Paul Chaffers, NAPIT’s Technical Events Manager, gives advice on hot tub installations and what’s needed to comply with the Regulations to complete a safe, practical installation.
BS 7671 Requirements
BS 7671 doesn’t have any specific requirements for hot tub installations (unless it’s a commercial type of tub, like those located in a swimming pool or leisure centre), therefore, electricians will need to use engineering judgement and apply the general requirements of the Wiring Regulations when designing the installation. In some cases, comparisons can be made with BS 7671 Part 7 special installations or locations.
Where hot tubs are located inside a room, Section 701, “Locations containing a bath or shower”, could be consulted as this is the nearest parallel. For commercial hot tubs or tubs of a permanent construction built into the ground, Section 702, “Swimming pools and other basins”, should be consulted.
Within the scope of Section 702, it states that some pools are designed within the scope of an equipment standard and are outside the scope of Section 702.
Where there is any doubt, Section 702 for swimming pools could be used as a basis for a safe design. Hot tubs will either be the ‘plug-and-play’ type, fitted with a standard BS 1363 13 A plug (as illustrated in Fig 1), or will require a 32 A or 40 A supply.

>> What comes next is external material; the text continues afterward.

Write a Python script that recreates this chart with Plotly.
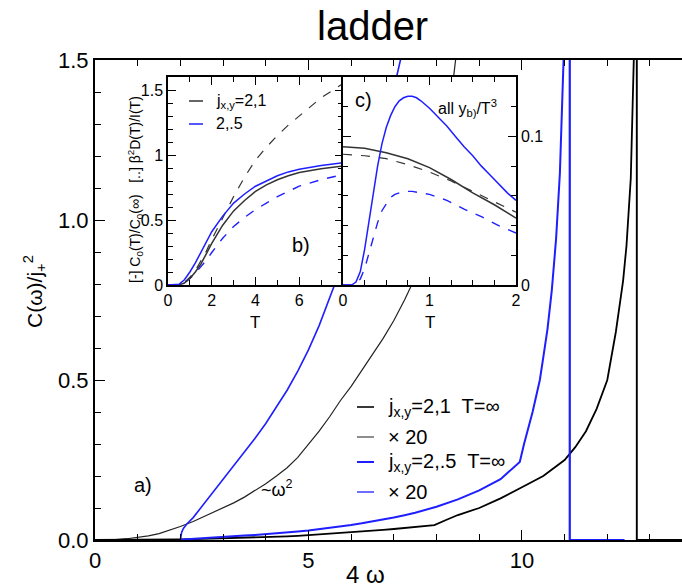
import plotly.graph_objects as go

# ---------------- main panel a): spectral function vs 4*omega ----------------
# j_xy = 2,1 at T = infinity
w_blk = [0.0, 0.35, 0.75, 1.0, 1.25, 1.5, 1.75, 2.0, 2.3, 2.5, 2.75, 3.0, 3.25, 3.5, 3.75,
         4.0, 4.25, 4.5, 4.75, 5.0, 5.25, 5.5, 5.75, 6.0, 6.25, 6.5, 6.75, 7.0, 7.25, 7.5,
         7.75, 7.95, 8.25, 8.4, 8.5, 9.0, 9.5, 10.0, 10.5, 11.0, 11.25, 11.5, 11.75, 12.0,
         12.2, 12.37, 12.45, 12.55, 12.6, 12.63, 12.69, 12.69, 13.75]
c_blk = [0.0, 0.0, 0.0002, 0.0004, 0.00065, 0.001, 0.0015, 0.0021, 0.0029, 0.0035, 0.0042,
         0.0050, 0.0058, 0.0067, 0.0077, 0.0088, 0.0100, 0.0113, 0.0129, 0.0150, 0.0170,
         0.0193, 0.0218, 0.0240, 0.0265, 0.0290, 0.0315, 0.0343, 0.0375, 0.0410, 0.0440,
         0.0465, 0.064, 0.073, 0.078, 0.10, 0.13, 0.165, 0.20, 0.25, 0.29, 0.34, 0.41,
         0.50, 0.65, 0.81, 0.92, 1.13, 1.35, 1.55, 2.0, 0.0, 0.0]

# j_xy = 2,.5 at T = infinity
w_blu = [2.0, 2.01, 2.03, 2.07, 2.15, 2.3, 2.5, 2.75, 3.0, 3.25, 3.5, 3.75, 4.0, 4.25, 4.5,
         4.75, 5.0, 5.25, 5.5, 5.75, 6.0, 6.25, 6.5, 6.75, 7.0, 7.25, 7.5, 8.0, 8.5, 9.0,
         9.5, 9.95, 10.05, 10.25, 10.42, 10.5, 10.6, 10.7, 10.8, 10.89, 10.95, 11.0, 11.12,
         11.12, 12.4]
c_blu = [0.0, 0.0006, 0.0012, 0.0018, 0.0025, 0.0035, 0.0052, 0.0073, 0.0095, 0.0116,
         0.0137, 0.0159, 0.0182, 0.0207, 0.0234, 0.0264, 0.0297, 0.0335, 0.0378, 0.0423,
         0.0472, 0.0524, 0.0580, 0.0640, 0.0705, 0.0775, 0.085, 0.104, 0.127, 0.155, 0.19,
         0.244, 0.30, 0.40, 0.50, 0.57, 0.66, 0.78, 0.94, 1.147, 1.35, 1.6, 1.7, 0.0, 0.0]

scale = 20  # magnification of the "x 20" curves

# ---------------- inset b): C0(T)/C0(inf) (solid) and beta^2 D/I (dashed) ----------------
T_b = [0.0, 0.5, 0.75, 1.0, 1.25, 1.5, 1.75, 2.0, 2.5, 3.0, 3.5, 4.0, 4.5, 5.0, 5.5, 6.0,
       7.0, 8.0]
b_blk_solid = [0.0, 0.0, 0.015, 0.05, 0.10, 0.16, 0.24, 0.32, 0.46, 0.57, 0.65, 0.72, 0.77,
               0.81, 0.84, 0.865, 0.895, 0.915]
b_blu_solid = [0.0, 0.005, 0.04, 0.10, 0.17, 0.25, 0.33, 0.41, 0.53, 0.63, 0.70, 0.76,
               0.80, 0.84, 0.87, 0.89, 0.92, 0.94]
b_blk_dash = [0.0, 0.0, 0.02, 0.06, 0.11, 0.18, 0.26, 0.35, 0.52, 0.68, 0.83, 0.96, 1.06,
              1.15, 1.23, 1.30, 1.44, 1.55]
b_blu_dash = [0.0, 0.0, 0.02, 0.05, 0.09, 0.14, 0.19, 0.25, 0.36, 0.45, 0.52, 0.58, 0.63,
              0.68, 0.72, 0.76, 0.81, 0.85]

# ---------------- inset c): the same quantities divided by T^3 ----------------
T_c_solid = [0.0, 0.1, 0.15, 0.2, 0.25, 0.3, 0.35, 0.4, 0.45, 0.5, 0.55, 0.6, 0.65, 0.7,
             0.75, 0.8, 0.85, 0.9, 1.0, 1.1, 1.2, 1.3, 1.4, 1.5, 1.6, 1.7, 1.8, 1.9, 2.0]
c_blu_solid = [0.0, 0.0, 0.002, 0.009, 0.024, 0.043, 0.063, 0.080, 0.095, 0.106, 0.114,
               0.120, 0.124, 0.126, 0.127, 0.127, 0.126, 0.124, 0.119, 0.113, 0.107, 0.100,
               0.093, 0.087, 0.080, 0.074, 0.068, 0.062, 0.057]
T_c_dash = [0.0, 0.1, 0.15, 0.2, 0.25, 0.3, 0.35, 0.4, 0.45, 0.5, 0.55, 0.6, 0.7, 0.8, 0.9,
            1.0, 1.2, 1.4, 1.6, 1.8, 2.0]
c_blu_dash = [0.0, 0.0, 0.001, 0.004, 0.011, 0.021, 0.032, 0.042, 0.050, 0.055, 0.059,
              0.061, 0.063, 0.063, 0.062, 0.061, 0.057, 0.051, 0.046, 0.040, 0.035]
T_c_blk = [0.0, 0.25, 0.5, 0.75, 1.0, 1.25, 1.5, 1.75, 2.0]
c_blk_solid = [0.093, 0.092, 0.089, 0.085, 0.079, 0.071, 0.062, 0.054, 0.045]
c_blk_dash = [0.088, 0.087, 0.085, 0.081, 0.076, 0.070, 0.063, 0.056, 0.049]

BLUE = "rgb(30,30,255)"
BLACK = "black"
FONT = "Liberation Sans, Arial, sans-serif"

W, H = 682, 587
ML, MR, MT, MB = 95, 0, 60, 47
PW, PH = W - ML - MR, H - MT - MB


def fx(p):
    return (p - ML) / PW


def fy(p):
    return (H - MB - p) / PH


fig = go.Figure()


def line(x, y, color, width, dash="solid", xa="x", ya="y"):
    fig.add_trace(go.Scatter(x=x, y=y, mode="lines", xaxis=xa, yaxis=ya,
                             line=dict(color=color, width=width, dash=dash),
                             showlegend=False, hoverinfo="skip"))


# main curves: magnified copies first, then the plain ones
line(w_blk, [v * scale for v in c_blk], "#222222", 1.2)
line(w_blu, [v * scale for v in c_blu], BLUE, 1.6)
line(w_blk, c_blk, BLACK, 1.8)
line(w_blu, c_blu, BLUE, 2.0)

# inset b
line(T_b, b_blk_dash, "#333333", 1.2, "dash", "x2", "y2")
line(T_b, b_blu_dash, BLUE, 1.4, "dash", "x2", "y2")
line(T_b, b_blk_solid, "#333333", 1.5, "solid", "x2", "y2")
line(T_b, b_blu_solid, BLUE, 1.5, "solid", "x2", "y2")

# inset c
line(T_c_blk, c_blk_dash, "#333333", 1.2, "dash", "x3", "y3")
line(T_c_dash, c_blu_dash, BLUE, 1.4, "dash", "x3", "y3")
line(T_c_blk, c_blk_solid, "#333333", 1.5, "solid", "x3", "y3")
line(T_c_solid, c_blu_solid, BLUE, 1.5, "solid", "x3", "y3")


def axis_style(size, ticklen, minorlen, minor_dtick, lw=1.5):
    return dict(showgrid=False, zeroline=False, showline=True, linecolor="black",
                linewidth=lw, ticks="inside", ticklen=ticklen, tickwidth=1.3,
                tickcolor="black", automargin=False,
                tickfont=dict(family=FONT, size=size, color="black"),
                minor=dict(ticks="inside", ticklen=minorlen, tickwidth=1.1,
                           tickcolor="black", dtick=minor_dtick, showgrid=False))


fig.update_layout(
    template="none",
    width=W, height=H, margin=dict(l=ML, r=MR, t=MT, b=MB, pad=0, autoexpand=False),
    paper_bgcolor="white", plot_bgcolor="white", showlegend=False,
    font=dict(family=FONT, color="black"),
    xaxis=dict(domain=[0, 1], range=[0, 13.75], tickvals=[0, 5, 10], mirror="allticks",
               **axis_style(22, 10, 6, 1, 2)),
    yaxis=dict(domain=[0, 1], range=[0, 1.5], tickvals=[0, 0.5, 1.0, 1.5],
               tickformat=".1f", mirror=False, **axis_style(22, 10, 6, 0.1, 2)),
    xaxis2=dict(domain=[fx(168), fx(343)], range=[0, 8], tickvals=[0, 2, 4, 6],
                anchor="y2", mirror="allticks", **axis_style(16, 8, 5, 1)),
    yaxis2=dict(domain=[fy(285), fy(77)], range=[0, 1.6], tickvals=[0, 0.5, 1, 1.5],
                ticktext=["0", "0.5", "1", "1.5"], anchor="x2", mirror="allticks",
                **axis_style(16, 8, 5, 0.1)),
    xaxis3=dict(domain=[fx(343), fx(516)], range=[0, 2], tickvals=[0, 1, 2],
                anchor="y3", mirror="allticks", **axis_style(16, 8, 5, 0.25)),
    yaxis3=dict(domain=[fy(285), fy(77)], range=[0, 0.14], tickvals=[0, 0.1],
                ticktext=["0", "0.1"], anchor="x3", side="right", mirror="allticks",
                **axis_style(16, 8, 5, 0.02)),
)

ann = []


def text(x, y, s, size, xanchor="center", angle=0):
    ann.append(dict(x=x, y=y, xref="paper", yref="paper", text=s, showarrow=False,
                    xanchor=xanchor, yanchor="middle", textangle=angle,
                    font=dict(family=FONT, size=size, color="black")))


text(fx(372), fy(26), "ladder", 40)
text(fx(365), fy(574), "4 ω", 24)
text(fx(34), fy(292), "C(ω)/j<sub>+</sub><sup>2</sup>", 21, angle=-90)
text(fx(143), fy(485), "a)", 20)
text(fx(277), fy(488), "~ω<sup>2</sup>", 18)

# inset labels
text(fx(135), fy(190), "[-] C<sub>0</sub>(T)/C<sub>0</sub>(∞)   [..] β<sup>2</sup>D(T)/I(T)",
     14, angle=-90)
text(fx(255), fy(322), "T", 17)
text(fx(430), fy(322), "T", 17)
text(fx(301), fy(245), "b)", 20)
text(fx(363), fy(100), "c)", 20)
text(fx(467), fy(108), "all y<sub>b)</sub>/T<sup>3</sup>", 16)

shapes = []


def key(x0, x1, y, color, width):
    shapes.append(dict(type="line", xref="paper", yref="paper", x0=fx(x0), x1=fx(x1),
                       y0=fy(y), y1=fy(y), line=dict(color=color, width=width)))


# inset b key
key(189, 203, 101, "#333333", 1.5)
text(fx(214), fy(101), "j<sub>x,y</sub>=2,1", 16, xanchor="left")
key(189, 203, 124, BLUE, 1.5)
text(fx(214), fy(124), "2,.5", 16, xanchor="left")

# main key
rows = [(407, "#222222", 1.8, "j<sub>x,y</sub>=2,1  T=∞"),
        (437, "#444444", 1.2, "× 20"),
        (462, BLUE, 2.0, "j<sub>x,y</sub>=2,.5  T=∞"),
        (492, BLUE, 1.3, "× 20")]
for yy, col, wd, lab in rows:
    key(357, 374, yy, col, wd)
    text(fx(386), fy(yy), lab, 20, xanchor="left")

fig.update_layout(annotations=ann, shapes=shapes)
fig.write_html("out.html")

Section 702 permits socket-outlets or switches to be installed in zone 2, providing the supply circuit is protected by one of the following measures:
– Electrical separation
– Automatic disconnection of supply (ADS) with 30 mA RCD
*Note: see Regulation 702.53 for full requirements
In most cases, the most popular choice will be Automatic Disconnection of Supply (ADS) using a 30 mA RCD. Where a 13 A socket-outlet is required, it’s recommended to only install a single socket-outlet (see Fig 1). This way it will be left sealed and not disturbed, unlike a double, which may provide an opportunity for the customer to use the spare socket close to water.
In order to meet the zone requirements, the socket-outlet or isolator needs to be mounted 2 m away from the edge of the tub, as illustrated in Fig 3. Most plug-and-play tubs come with an ample amount of flex, allowing for this separation distance.
Selection of equipment for outdoor installations
Electrical equipment located in zone 2 needs to have a degree of protection of at least IPX4, and where water jets are likely, IPX5. Rotary isolators and weatherproof sockets are commonly available and typically rated at IP65.
Where a 30 A or 40 A supply is needed, and a rotary isolator is being fitted, a suitable method of final connection to the hot tub will be needed. Manufacturers may request a socket-outlet to be fitted ready for the installation team, or they may require a suitable tail to be left with the final connection being made inside the hot tub equipment enclosure.
Where a tail is required, the wiring type will need to be flexible but resilient enough to handle the external influences that it will be subjected to. Heavy-duty rubber insulated and sheathed cable H07RN-F or equivalent constructed to BS EN 50525-2-21 will be a good choice and is recognised in a number of standards as being suitable for this type of application.
The trailing cable tail should have enough length to reach the final connection position. In the absence of manufacturers’ information, a length of 5 m should suffice.
1. Isolate and lock off the circuit, or
2. Fit a suitable temporary junction box to the end of the cable.
Option 2 will be the recommended approach, otherwise you’ll need to return to site to energise the circuit on the day of the hot tub installation. It should be stressed that this is only a temporary measure between the electrical contractor leaving site and the hot tub installation going ahead. Every effort should be made to prevent the cable being damaged or any accidents taking place, such as trip hazards.
The temporary junction box (JB) shall be weatherproof with stuffing glands used to prevent the cable being pulled out, also preventing the ingress of water. The material of the JB should be able to take medium impact in case of any knocks. The lid of the box should be labelled with a caution that the circuit is live if switched on by the isolator.
This way every effort has been made to minimise any accidents occurring (remember, in most cases the hot tub installer will only have limited electrical skills). It may be worth a note on the Electrical Installation Certificate (EIC) that the final connection of the hot tub has been made by others.
Different earthing systems require different measures to be taken regarding isolation, however, by installing either a socket-outlet or rotary isolator, no further action is required because all live conductors can easily be switched or disconnected. By installing the switchgear adjacent to the hot tub, as illustrated in Fig 1 and Fig 3, the requirements of Regulation 132.15.201 have been met regarding an effective means of isolation.
Most manufacturers will have data sheets so that the design current can be obtained ready for the cable design. They may also specify requirements, such as type of socket or cable tail length needed, etc. BS 7671 Regulation 510.3 requires equipment to be selected and erected in accordance with the Regulations but also enforces the importance of taking manufacturers’ instructions into account.
Hopefully this article shows that hot tubs are nothing special and no different to any other type of equipment. It’s the presence of water that worries most, however, you wouldn’t think twice about installing an electric shower, would you?